Lakewood supports return of rail service

Advocates of passenger
train plan hope to sway
towns that oppose MOM

BY JOYCE BLAY
Staff Writer

Lakewood supports
return of rail service
Advocates of passenger
train plan hope to sway
towns that oppose MOM
BY JOYCE BLAY
Staff Writer

LAKEWOOD — The clatter of steel wheels on railroad tracks and the far-off shrill of an approaching train engine’s whistle was once a daily sound here.

Passenger rail service would return to Lakewood if the Township Committee had its way.

Fifty years ago, the last passenger train stopped running in Lakewood after a century of service. Since then, traffic jams, air pollution and frayed tempers in America’s most densely populated state have led to growing support for train travel as an alternative to the automobile.

According to members of the New Jersey Rail Coalition and the New Jersey Association of Railroad Passengers, passenger train service could be restored to Middlesex, Monmouth and Ocean counties by implementing a plan to use existing freight tracks.

The governments of Middlesex County, South Brunswick, Jamesburg and Monroe Township oppose the plan, which the state has placed on a list of priority transportation projects.

Estimates for the cost of restoring the passenger service between Lakehurst and South Brunswick have ranged between $400 million and $500 million.

NJ Transit is presently conducting an environmental study of that route and several other possible passenger rail routes through the region.

Advocates have insisted that no reason offered by the reluctant parties is compelling enough to block the project.
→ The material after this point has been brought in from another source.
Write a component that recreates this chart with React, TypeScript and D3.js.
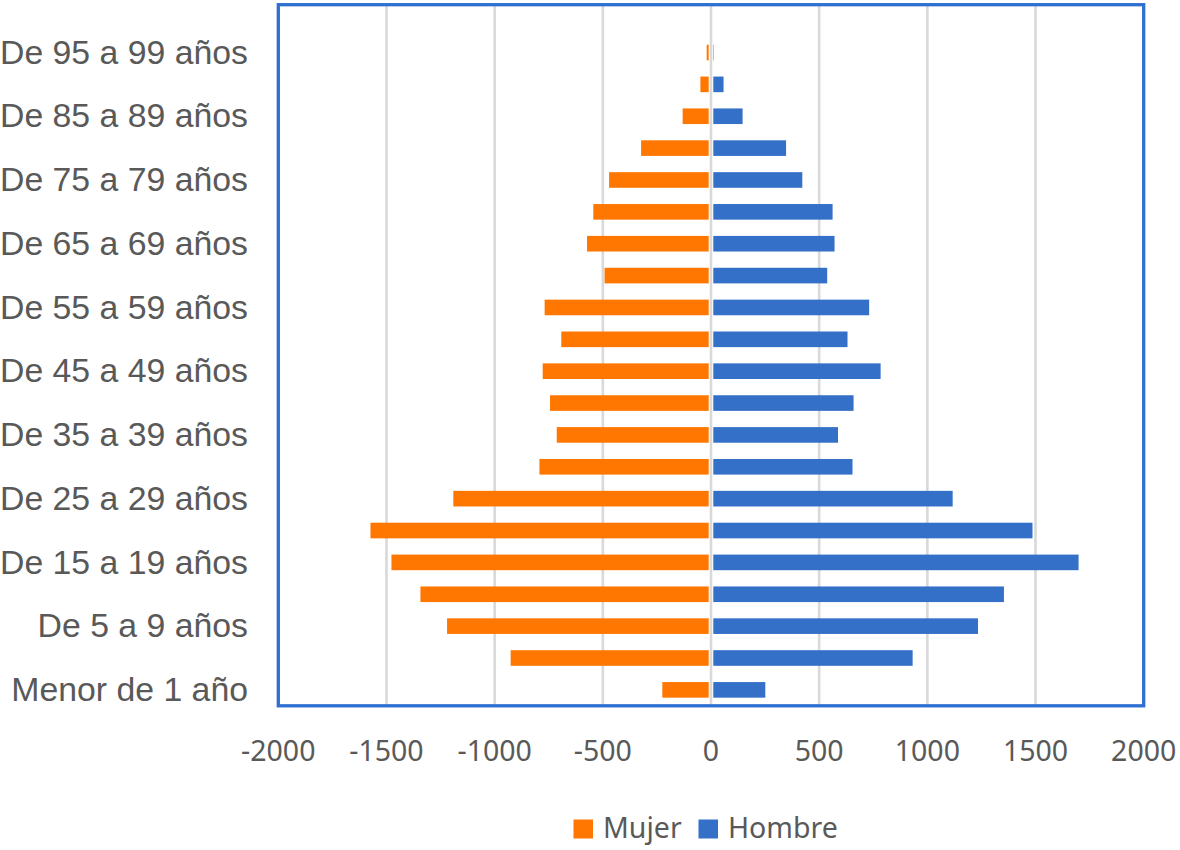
import React from "react";
import * as d3 from "d3";

const categories = [
  "Menor de 1 año", "De 1 a 4 años", "De 5 a 9 años", "De 10 a 14 años",
  "De 15 a 19 años", "De 20 a 24 años", "De 25 a 29 años", "De 30 a 34 años",
  "De 35 a 39 años", "De 40 a 44 años", "De 45 a 49 años", "De 50 a 54 años",
  "De 55 a 59 años", "De 60 a 64 años", "De 65 a 69 años", "De 70 a 74 años",
  "De 75 a 79 años", "De 80 a 84 años", "De 85 a 89 años", "De 90 a 94 años",
  "De 95 a 99 años", "De 100 años y más",
];

const mujer = [
  -225, -926, -1220, -1343, -1477, -1574, -1191, -793, -713, -744, -778,
  -692, -769, -492, -573, -544, -471, -323, -131, -49, -20, 0,
];

const hombre = [
  251, 932, 1234, 1354, 1699, 1486, 1117, 654, 587, 659, 784,
  631, 731, 537, 571, 562, 422, 347, 146, 58, 12, 0,
];

const xTicks = [-2000, -1500, -1000, -500, 0, 500, 1000, 1500, 2000];

const seriesNames = ["Mujer", "Hombre"];
const colors = ["#FF7700", "#3470C8"];

export default function App() {
  const W = 1180, H = 850;
  const left = 278.3, right = 1143.7, top = 4.7, bottom = 705.8;

  const x = d3.scaleLinear().domain([-2000, 2000]).range([left, right]);
  const y = d3
    .scaleBand<string>()
    .domain([...categories].reverse())
    .range([top, bottom])
    .paddingInner(0.51)
    .paddingOuter(0.255);

  const textColor = "#595959";
  const bw = y.bandwidth();

  return (
    <svg
      width={W}
      height={H}
      style={{ position: "absolute", left: 0, top: 0, background: "#fff" }}
    >
      {/* gridlines */}
      {xTicks.map((t) => (
        <line
          key={"g" + t}
          x1={x(t)}
          x2={x(t)}
          y1={top}
          y2={bottom}
          stroke="#D9D9D9"
          strokeWidth={2.6}
        />
      ))}

      {/* bars */}
      {categories.map((c, i) => (
        <g key={c}>
          <rect
            x={x(mujer[i])}
            y={y(c)}
            width={Math.max(0, x(0) - x(mujer[i]))}
            height={bw}
            fill={colors[0]}
          />
          <rect
            x={x(0)}
            y={y(c)}
            width={Math.max(0, x(hombre[i]) - x(0))}
            height={bw}
            fill={colors[1]}
          />
        </g>
      ))}

      {/* zero line on top */}
      <line x1={x(0)} x2={x(0)} y1={top} y2={bottom} stroke="#fff" strokeWidth={4.6} />
      <line x1={x(0)} x2={x(0)} y1={top} y2={bottom} stroke="#D9D9D9" strokeWidth={2.6} />

      {/* plot border */}
      <rect
        x={left}
        y={top}
        width={right - left}
        height={bottom - top}
        fill="none"
        stroke="#2F6FD0"
        strokeWidth={3.3}
      />

      {/* y labels */}
      {categories.map((c, i) =>
        i % 2 === 0 ? (
          <text
            key={"l" + c}
            x={248}
            y={(y(c) as number) + bw / 2}
            dy="0.33em"
            textAnchor="end"
            fontFamily="'Liberation Sans', Arial, sans-serif"
            fontSize={33.8}
            fill={textColor}
          >
            {c}
          </text>
        ) : null
      )}

      {/* x tick labels */}
      {xTicks.map((t) => (
        <text
          key={"t" + t}
          x={x(t)}
          y={760.5}
          textAnchor="middle"
          fontFamily="'Noto Sans', 'Open Sans', sans-serif"
          fontSize={28.5}
          fill={textColor}
        >
          {t}
        </text>
      ))}

      {/* legend */}
      <g fontFamily="'Noto Sans', 'Open Sans', sans-serif" fontSize={28.5} fill={textColor}>
        <rect x={573.5} y={819.5} width={19.5} height={19} fill={colors[0]} />
        <text x={603} y={838}>{seriesNames[0]}</text>
        <rect x={698.5} y={819.5} width={19.5} height={19} fill={colors[1]} />
        <text x={728} y={838}>{seriesNames[1]}</text>
      </g>
    </svg>
  );
}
They said that the potential benefit of once again providing passenger rail service outweighs any possible objection to it, and that is a message the Township Committee supports.
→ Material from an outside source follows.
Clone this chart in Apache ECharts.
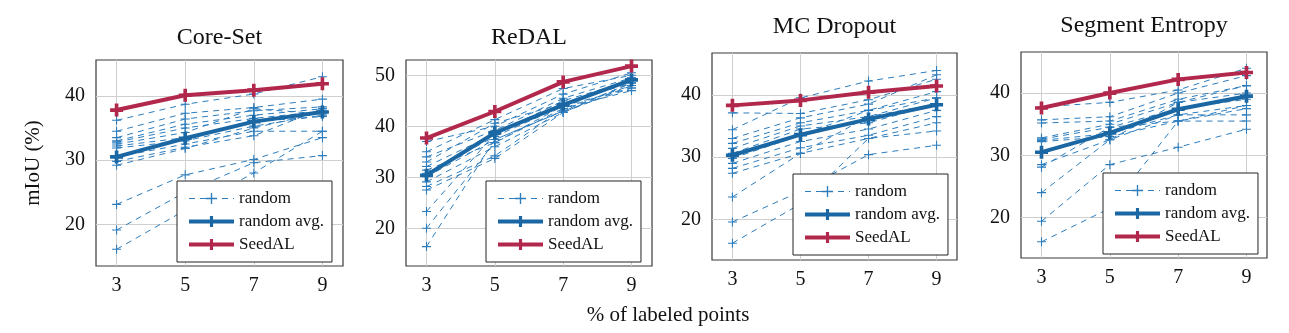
<!DOCTYPE html>
<html>
<head>
<meta charset="utf-8">
<script src="https://cdn.jsdelivr.net/npm/echarts@6/dist/echarts.min.js"></script>
<style>
  html, body { margin: 0; padding: 0; background: #fff; }
  #chart { width: 1289px; height: 333px; }
</style>
</head>
<body>
<div id="chart"></div>
<script>
// Share of labeled points (%)
const labeledPct = [3, 5, 7, 9];

// Panel titles
const panelTitles = ['Core-Set', 'ReDAL', 'MC Dropout', 'Segment Entropy'];

// Core-Set: individual random seeds, their average, and SeedAL
const coreSetRandom = [
  [36.2, 38.7, 40.3, 43.0],
  [34.5, 37.3, 38.2, 39.5],
  [33.5, 36.4, 37.7, 38.3],
  [33.0, 35.6, 37.0, 38.0],
  [32.8, 35.0, 36.5, 37.6],
  [32.5, 34.3, 38.0, 37.2],
  [32.2, 33.5, 36.0, 36.8],
  [31.9, 33.0, 35.3, 37.0],
  [30.5, 32.5, 34.5, 34.5],
  [29.8, 32.0, 33.8, 38.0],
  [29.2, 31.8, 35.0, 37.5],
  [23.1, 27.7, 30.1, 33.5],
  [19.1, 25.0, 29.6, 30.7],
  [16.1, 22.2, 28.0, 34.5]
];
const coreSetAvg = [30.5, 33.4, 36.0, 37.5];
const coreSetSeedAL = [37.8, 40.1, 40.9, 41.9];

// ReDAL
const redalRandom = [
  [37.0, 40.0, 46.3, 50.5],
  [35.0, 41.3, 47.4, 50.0],
  [34.0, 39.2, 45.5, 49.5],
  [33.0, 40.6, 44.5, 48.5],
  [32.1, 38.5, 45.0, 49.0],
  [31.4, 36.8, 43.5, 48.0],
  [30.8, 38.0, 44.0, 49.5],
  [30.1, 37.4, 43.0, 47.5],
  [29.1, 36.0, 42.7, 48.0],
  [28.2, 34.2, 43.5, 47.0],
  [27.5, 33.7, 42.7, 48.5],
  [23.3, 38.5, 44.5, 49.0],
  [20.0, 36.8, 44.0, 47.5],
  [16.4, 37.4, 43.0, 48.5]
];
const redalAvg = [30.4, 38.7, 44.2, 49.1];
const redalSeedAL = [37.7, 42.9, 48.7, 51.8];

// MC Dropout
const mcDropoutRandom = [
  [37.1, 37.0, 39.2, 42.5],
  [34.4, 39.5, 42.2, 43.9],
  [33.0, 36.3, 38.5, 43.2],
  [32.2, 35.5, 37.5, 40.5],
  [31.4, 35.0, 36.5, 39.5],
  [30.6, 34.5, 35.5, 38.5],
  [29.8, 33.5, 37.5, 39.5],
  [29.0, 32.5, 34.5, 37.5],
  [28.2, 31.5, 33.5, 36.5],
  [27.4, 30.6, 33.0, 35.5],
  [23.6, 30.6, 36.5, 38.5],
  [19.6, 24.5, 30.4, 31.9],
  [16.2, 22.5, 33.0, 34.2]
];
const mcDropoutAvg = [30.3, 33.6, 36.1, 38.4];
const mcDropoutSeedAL = [38.3, 39.1, 40.4, 41.4];

// Segment Entropy
const segEntropyRandom = [
  [37.8, 38.5, 40.5, 44.0],
  [35.7, 36.2, 40.0, 42.8],
  [35.2, 35.5, 39.0, 41.2],
  [32.8, 35.0, 38.5, 40.0],
  [32.6, 34.5, 37.5, 39.0],
  [32.4, 33.5, 36.5, 38.0],
  [32.2, 33.0, 35.5, 37.5],
  [28.5, 32.5, 36.5, 36.5],
  [28.1, 34.5, 35.5, 35.5],
  [24.0, 32.5, 38.5, 41.2],
  [19.4, 28.5, 31.3, 34.2],
  [16.1, 21.5, 35.5, 38.0]
];
const segEntropyAvg = [30.5, 33.6, 37.4, 39.5];
const segEntropySeedAL = [37.6, 40.0, 42.2, 43.3];

// y tick labels per panel
const yTicksCoreSet = [20, 30, 40];
const yTicksRedal = [20, 30, 40, 50];
const yTicksMcDropout = [20, 30, 40];
const yTicksSegEntropy = [20, 30, 40];

const panels = [
  { random: coreSetRandom, avg: coreSetAvg, seed: coreSetSeedAL, yTicks: yTicksCoreSet,
    yMin: 13.5, yMax: 45.6, grid: { left: 96, top: 60, width: 247, height: 206 },
    legend: { left: 177, top: 181 }, titleY: 38 },
  { random: redalRandom, avg: redalAvg, seed: redalSeedAL, yTicks: yTicksRedal,
    yMin: 12.6, yMax: 53.0, grid: { left: 406, top: 60, width: 246, height: 206 },
    legend: { left: 486, top: 181 }, titleY: 38 },
  { random: mcDropoutRandom, avg: mcDropoutAvg, seed: mcDropoutSeedAL, yTicks: yTicksMcDropout,
    yMin: 13.5, yMax: 46.7, grid: { left: 712, top: 53, width: 245, height: 207 },
    legend: { left: 793, top: 174 }, titleY: 27 },
  { random: segEntropyRandom, avg: segEntropyAvg, seed: segEntropySeedAL, yTicks: yTicksSegEntropy,
    yMin: 13.5, yMax: 46.6, grid: { left: 1021, top: 52, width: 246, height: 206 },
    legend: { left: 1103, top: 173 }, titleY: 26 }
];

const FONT = '"Liberation Serif", "DejaVu Serif", serif';
const C_RANDOM = '#2d7dbd';
const C_AVG = '#1a67a3';
const C_SEED = '#b2284d';
const PLUS_THIN = 'path://M4.4,0h1.2v4.4h4.4v1.2h-4.4v4.4h-1.2v-4.4h-4.4v-1.2h4.4z';
const PLUS_BOLD = 'path://M3.6,0h2.8v3.6h3.6v2.8h-3.6v3.6h-2.8v-3.6h-3.6v-2.8h3.6z';

const pairs = vals => labeledPct.map((x, k) => [x, vals[k]]);

const grids = [], xAxes = [], yAxes = [], series = [], legends = [], graphics = [];

panels.forEach((p, i) => {
  grids.push(Object.assign({ show: true, borderColor: '#3a3a3a', borderWidth: 1.2,
    backgroundColor: 'transparent' }, p.grid));

  xAxes.push({
    type: 'value', gridIndex: i, min: 2.4, max: 9.6,
    axisLine: { show: false },
    axisTick: { show: false, customValues: labeledPct },
    axisLabel: { customValues: labeledPct, fontFamily: FONT, fontSize: 20, color: '#111', margin: 10 },
    splitLine: { show: true, lineStyle: { color: '#cfcfcf', width: 1 } }
  });

  const yAxis = {
    type: 'value', gridIndex: i, min: p.yMin, max: p.yMax,
    axisLine: { show: false },
    axisTick: { show: false, customValues: p.yTicks },
    axisLabel: { customValues: p.yTicks, fontFamily: FONT, fontSize: 20, color: '#111', margin: 11 },
    splitLine: { show: true, lineStyle: { color: '#cfcfcf', width: 1 } }
  };
  if (i === 0) {
    Object.assign(yAxis, {
      name: 'mIoU (%)', nameLocation: 'middle', nameGap: 52,
      nameTextStyle: { fontFamily: FONT, fontSize: 21, color: '#111' }
    });
  }
  yAxes.push(yAxis);

  p.random.forEach(run => {
    series.push({
      type: 'line', name: 'random', xAxisIndex: i, yAxisIndex: i,
      data: pairs(run), symbol: PLUS_THIN, symbolSize: 9,
      lineStyle: { color: C_RANDOM, width: 1, type: [6, 5] },
      itemStyle: { color: C_RANDOM }, z: 2
    });
  });
  series.push({
    type: 'line', name: 'random avg.', xAxisIndex: i, yAxisIndex: i,
    data: pairs(p.avg), symbol: PLUS_BOLD, symbolSize: 13,
    lineStyle: { color: C_AVG, width: 4 }, itemStyle: { color: C_AVG }, z: 3
  });
  series.push({
    type: 'line', name: 'SeedAL', xAxisIndex: i, yAxisIndex: i,
    data: pairs(p.seed), symbol: PLUS_BOLD, symbolSize: 13,
    lineStyle: { color: C_SEED, width: 4 }, itemStyle: { color: C_SEED }, z: 3
  });

  legends.push({
    left: p.legend.left, top: p.legend.top, orient: 'vertical',
    data: ['random', 'random avg.', 'SeedAL'],
    selectedMode: false,
    itemWidth: 45, itemHeight: 14, itemGap: 6,
    padding: [9, 8, 9, 10],
    lineStyle: { width: 'inherit' },
    backgroundColor: '#fff', borderColor: '#222', borderWidth: 1, borderRadius: 0,
    textStyle: { fontFamily: FONT, fontSize: 17, color: '#111' }
  });

  graphics.push({
    type: 'text', x: p.grid.left + p.grid.width / 2, y: p.titleY,
    style: { text: panelTitles[i], font: '24px ' + FONT, fill: '#111',
      textAlign: 'center', textVerticalAlign: 'middle' }
  });
});

graphics.push({
  type: 'text', x: 668, y: 315,
  style: { text: '% of labeled points', font: '21px ' + FONT, fill: '#111',
    textAlign: 'center', textVerticalAlign: 'middle' }
});

const chart = echarts.init(document.getElementById('chart'));
chart.setOption({
  animation: false,
  backgroundColor: '#fff',
  grid: grids,
  xAxis: xAxes,
  yAxis: yAxes,
  legend: legends,
  series: series,
  graphic: graphics
});
</script>
</body>
</html>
At its July 8 meeting, the governing body passed a resolution in support of the restoration of passenger rail service to inland Monmouth, Ocean and Middlesex counties.

"We want to show how serious we are about bringing rail service back to Monmouth and Ocean counties," said Committeeman Charles Cunliffe. "There isn’t a better way to go to work. We have to get all the other townships on board. (This is) definitely a project that needs to be done."

The committee’s support is exactly what the rail coalition said it wanted to hear. While the group solicited signatures outside the meeting, inside the auditorium residents expressed their support for the initiative in comments addressed to the committee.

"I think we have extremely receptive people in Monmouth and Ocean counties," said William Hobday, who referred to opponents of the rail project as NIMBYs (Not In My Back Yard). "I honestly believe that if the correct lobbying (is used), they can’t keep this away."

Resident Bob Schaeffer said the only passenger railroad that ran through Lakewood recently was the model set in his basement.

"There has been a 500 percent growth in Lakewood in my lifetime," he said. "Route 9 has only been widened once. It would have to be (widened) five times" to accommodate the increase in traffic in that time.

Schaeffer urged support for the Monmouth-Ocean-Middlesex (MOM) line.

Richard Orne, chairman of the Lakewood Airport Advisory Committee, said he supported a return to rail travel in the area despite his position as an advocate for air travel. He cited the high-density population in the communities it would serve. However, he questioned why the service was being targeted primarily toward those traveling out of Lakewood to their places of business.

"While everybody’s saying we need rail service to Newark or New York City, how about people coming here?" Orne asked.

Orne also said adding more buses to existing commuter fleets servicing the shore area would compound the traffic problem rather than alleviate it.

After the meeting, Bernard Gindoff, chairman of the Lakewood Transportation Board, cited the need to increase public awareness of the issue so that a groundswell of support could be generated. His hope was that municipalities not yet committed to MOM could still be swayed to change their positions.

"The public needs this," he said.

Committeeman Menashe Miller agreed.

"Way back in the yesteryear, trains were the preferred mode of transportation," Miller said. "With the advent of the automobile, more and more people traveled by car. Now the pendulum is swinging back the other way. It’s time to leave the congestion (caused by) automobiles (behind) and go back" to train travel.